Presented as a business move and one of editorial continuity, the operation can also be read as an added-value signal for Qatar at a time when the country maintains a 'continuous dialogue' with the IOC as it seeks to host the 2036 Olympic Games in Doha. Although the agreement does not suggest that beIN has any formal role in the bid, the contract strengthens the link between Qatar's sporting ecosystem and the Olympic structure, a domain in which influence, and execution capacity matter as much as technical plans.
From beIN, the official message focuses on the symbolic weight of the Olympic product and the group's role as a major regional distributor. "The Olympic Games represent the pinnacle of global sport and culture, and we are proud to continue our long-standing, trusted partnership with the IOC," said Yousef Al-Obaidly, the group's CEO, in announcing the deal. IOC President Kirsty Coventry argued that the aim is for "every region of our world has access to the Olympic games," and described the company as a leading player capable of bringing the Games 'to millions of fans across the region'.
The sporting and television dimension of the contract is clear. beIN said its Olympic coverage began with the opening ceremony of Milano Cortina and spans 16 disciplines. The group has structured the broadcast around a dedicated package of nine beIN SPORTS XTRA channels and the TOD streaming offer, a deployment that reinforces its position as a platform for major events in the Arab world.
IOC MEDIA
However, the geopolitical reading gains ground in the light of the context. Qatar announced in 2025 the creation of the bid committee for 2036, chaired by Sheikh Joaan bin Hamad Al Thani and with Sheikha Hind bint Hamad Al Thani as vice-chair, tasked with designing a proposal technically robust, sustainable and socially inclusive. The country argues it already has 95% of the necessary sporting infrastructure, a figure repeated as a central pillar of its economic and environmental sustainability narrative, drawing on the legacy of the 2022 FIFA World Cup, the Doha Metro and Hamad International Airport as a global hub.

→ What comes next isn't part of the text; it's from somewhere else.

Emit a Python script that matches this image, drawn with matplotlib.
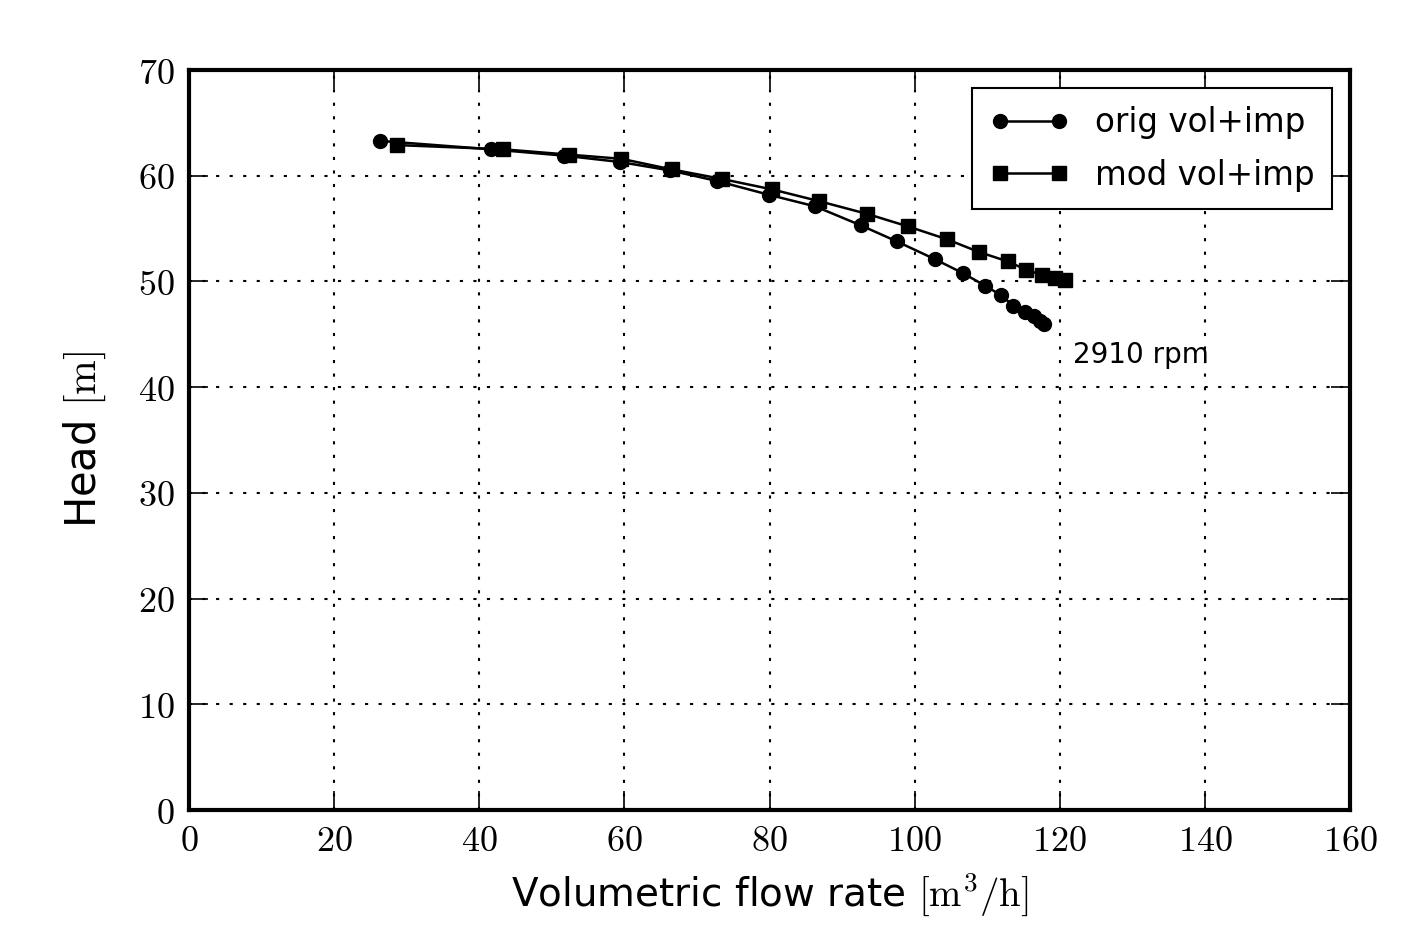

In that framework, the beIN agreement functions as a signal of institutional solidity to the IOC. The bid is not only about selling venues and budgets; it also needs to project stability, operational control and relationships of trust within the Olympic movement, particularly in a cycle in which the IOC itself is discussing changes to strengthen the legitimacy of the selection process. IOC member Kolinda Grabar-Kitarovic warned last week that the system requires "structured timelines, increased transparency and more meaningful participation by IOC members," and called for "clear criteria, documented procedures and more regular updates" to avoid suspicions of favouritism.
The debate is crucial because the choice of 2036 remains open and is shaping up to be one of the most competitive and diverse in decades. India and Qatar are emerging as the main heavyweights. In India's case, Ahmedabad is positioning itself as the central project, with strong political and financial backing, including Nita Ambani's influence within the IOC, while The Times of India puts the potential cost of the Indian plan ($7.5 billion/€6.3bn) above the budgets expected for Los Angeles 2028 ($5bn/€4.2bn).
Insidethegames
Qatar, by contrast, is betting on a fast-execution, compact bid built around venues that are already operational, an approach that aims to fit the IOC's logic of reducing risk and avoiding ruinous campaigns like those of the past. Doha notes that it reached advanced stages in the 2032 cycle, and argues that the context is now more favourable thanks to mature infrastructure and broader diplomatic capital.
The beIN contract does not amount to a vote or a formal endorsement, but it does add a layer of influence. Securing exclusive distribution of the Games across a region of 24 countries, with substantial television and digital muscle, reinforces Qatar's presence in the Olympic ecosystem and feeds the perception of a stable partner, capable of amplifying the event.